═════ Information supplied ═════

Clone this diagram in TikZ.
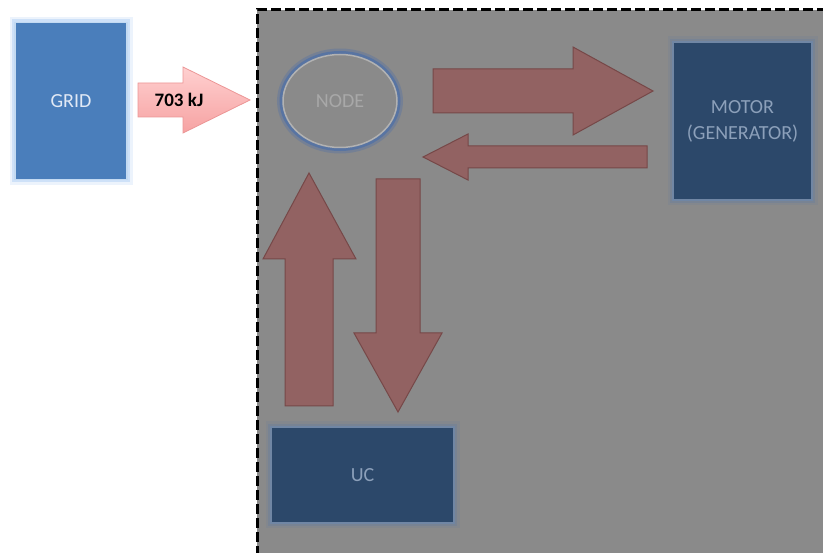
\documentclass[tikz,border=0pt]{standalone}
\usepackage{fontspec}
\setmainfont{Carlito}
\usetikzlibrary{shapes.geometric}

\definecolor{bggray}{RGB}{138,138,138}
\definecolor{gridblue}{RGB}{74,126,187}
\definecolor{gridglow}{RGB}{150,190,240}
\definecolor{gridline}{RGB}{195,218,242}
\definecolor{gridtext}{RGB}{225,233,245}
\definecolor{darkblue}{RGB}{44,72,106}
\definecolor{darkline}{RGB}{112,134,164}
\definecolor{darkglow}{RGB}{100,125,160}
\definecolor{darktext}{RGB}{140,160,186}
\definecolor{nodeglow}{RGB}{70,108,172}
\definecolor{nodeline}{RGB}{178,178,178}
\definecolor{nodetext}{RGB}{168,168,168}
\definecolor{flowfill}{RGB}{146,98,98}
\definecolor{flowline}{RGB}{118,72,72}
\definecolor{pinktop}{RGB}{255,208,208}
\definecolor{pinkbot}{RGB}{246,162,162}
\definecolor{pinkline}{RGB}{236,150,150}

\tikzset{
  glow/.style={preaction={draw=#1,line width=11pt,opacity=.18},
               preaction={draw=#1,line width=6pt,opacity=.35}},
  strongglow/.style={preaction={draw=#1,line width=12pt,opacity=.3},
               preaction={draw=#1,line width=7pt,opacity=.6}},
  gridbox/.style={rectangle, fill=gridblue, draw=gridline, line width=1.5pt,
                  glow=gridglow, text=gridtext, font=\fontsize{20}{24}\selectfont},
  darkbox/.style={rectangle, fill=darkblue, draw=darkline, line width=1.5pt,
                  glow=darkglow, text=darktext, align=center,
                  font=\fontsize{20}{26}\selectfont},
  flow/.style={fill=flowfill, draw=flowline, line width=1pt, line join=miter},
}

\begin{document}
\begin{tikzpicture}[x=1pt, y=-1pt]
\useasboundingbox (0,0) rectangle (823,553);
\clip (0,0) rectangle (823,553);

\fill[bggray] (257,10) rectangle (840,570);
\draw[line width=3pt, dash pattern=on 10pt off 4pt] (257,570) -- (257,10) -- (840,10);

\node[gridbox, minimum width=112pt, minimum height=157pt] (grid) at (71,101) {GRID};

\draw[pinkline, line width=.8pt, top color=pinktop, bottom color=pinkbot, line join=miter]
  (138,83) -- (183,83) -- (183,67) -- (250,100) -- (183,133) -- (183,117) -- (138,117) -- cycle;
\node[font=\bfseries\fontsize{19}{22}\selectfont] (energy) at (179,100) {703 kJ};

\node[ellipse, fill=bggray, draw=nodeline, line width=1.5pt, strongglow=nodeglow,
      minimum width=114pt, minimum height=93pt, text=nodetext,
      font=\fontsize{20}{24}\selectfont] (node) at (340,101) {NODE};

\node[darkbox, minimum width=139pt, minimum height=158pt] (motor) at (742.5,121) {MOTOR\\(GENERATOR)};
\node[darkbox, minimum width=183pt, minimum height=96pt] (uc) at (362.5,475) {UC};

\draw[flow] (433,69) -- (573,69) -- (573,47) -- (653,91) -- (573,135) -- (573,113) -- (433,113) -- cycle;
\draw[flow] (647,146) -- (468,146) -- (468,134) -- (423,157) -- (468,180) -- (468,168) -- (647,168) -- cycle;
\draw[flow] (285,406) -- (285,259) -- (263,259) -- (309,173) -- (356,259) -- (333,259) -- (333,406) -- cycle;
\draw[flow] (376,179) -- (420,179) -- (420,333) -- (442,333) -- (398,412) -- (354,333) -- (376,333) -- cycle;
\end{tikzpicture}
\end{document}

═════

§ **What you have to do**:
Quote every line word for word and keep the images out of the copy.

§ **Task result**:
Clone this diagram in TikZ.
\documentclass[tikz,border=0pt]{standalone}
\usepackage{fontspec}
\setmainfont{Carlito}
\usetikzlibrary{shapes.geometric}

\definecolor{bggray}{RGB}{138,138,138}
\definecolor{gridblue}{RGB}{74,126,187}
\definecolor{gridglow}{RGB}{150,190,240}
\definecolor{gridline}{RGB}{195,218,242}
\definecolor{gridtext}{RGB}{225,233,245}
\definecolor{darkblue}{RGB}{44,72,106}
\definecolor{darkline}{RGB}{112,134,164}
\definecolor{darkglow}{RGB}{100,125,160}
\definecolor{darktext}{RGB}{140,160,186}
\definecolor{nodeglow}{RGB}{70,108,172}
\definecolor{nodeline}{RGB}{178,178,178}
\definecolor{nodetext}{RGB}{168,168,168}
\definecolor{flowfill}{RGB}{146,98,98}
\definecolor{flowline}{RGB}{118,72,72}
\definecolor{pinktop}{RGB}{255,208,208}
\definecolor{pinkbot}{RGB}{246,162,162}
\definecolor{pinkline}{RGB}{236,150,150}

\tikzset{
  glow/.style={preaction={draw=#1,line width=11pt,opacity=.18},
               preaction={draw=#1,line width=6pt,opacity=.35}},
  strongglow/.style={preaction={draw=#1,line width=12pt,opacity=.3},
               preaction={draw=#1,line width=7pt,opacity=.6}},
  gridbox/.style={rectangle, fill=gridblue, draw=gridline, line width=1.5pt,
                  glow=gridglow, text=gridtext, font=\fontsize{20}{24}\selectfont},
  darkbox/.style={rectangle, fill=darkblue, draw=darkline, line width=1.5pt,
                  glow=darkglow, text=darktext, align=center,
                  font=\fontsize{20}{26}\selectfont},
  flow/.style={fill=flowfill, draw=flowline, line width=1pt, line join=miter},
}

\begin{document}
\begin{tikzpicture}[x=1pt, y=-1pt]
\useasboundingbox (0,0) rectangle (823,553);
\clip (0,0) rectangle (823,553);

\fill[bggray] (257,10) rectangle (840,570);
\draw[line width=3pt, dash pattern=on 10pt off 4pt] (257,570) -- (257,10) -- (840,10);

\node[gridbox, minimum width=112pt, minimum height=157pt] (grid) at (71,101) {GRID};

\draw[pinkline, line width=.8pt, top color=pinktop, bottom color=pinkbot, line join=miter]
  (138,83) -- (183,83) -- (183,67) -- (250,100) -- (183,133) -- (183,117) -- (138,117) -- cycle;
\node[font=\bfseries\fontsize{19}{22}\selectfont] (energy) at (179,100) {703 kJ};

\node[ellipse, fill=bggray, draw=nodeline, line width=1.5pt, strongglow=nodeglow,
      minimum width=114pt, minimum height=93pt, text=nodetext,
      font=\fontsize{20}{24}\selectfont] (node) at (340,101) {NODE};

\node[darkbox, minimum width=139pt, minimum height=158pt] (motor) at (742.5,121) {MOTOR\\(GENERATOR)};
\node[darkbox, minimum width=183pt, minimum height=96pt] (uc) at (362.5,475) {UC};

\draw[flow] (433,69) -- (573,69) -- (573,47) -- (653,91) -- (573,135) -- (573,113) -- (433,113) -- cycle;
\draw[flow] (647,146) -- (468,146) -- (468,134) -- (423,157) -- (468,180) -- (468,168) -- (647,168) -- cycle;
\draw[flow] (285,406) -- (285,259) -- (263,259) -- (309,173) -- (356,259) -- (333,259) -- (333,406) -- cycle;
\draw[flow] (376,179) -- (420,179) -- (420,333) -- (442,333) -- (398,412) -- (354,333) -- (376,333) -- cycle;
\end{tikzpicture}
\end{document}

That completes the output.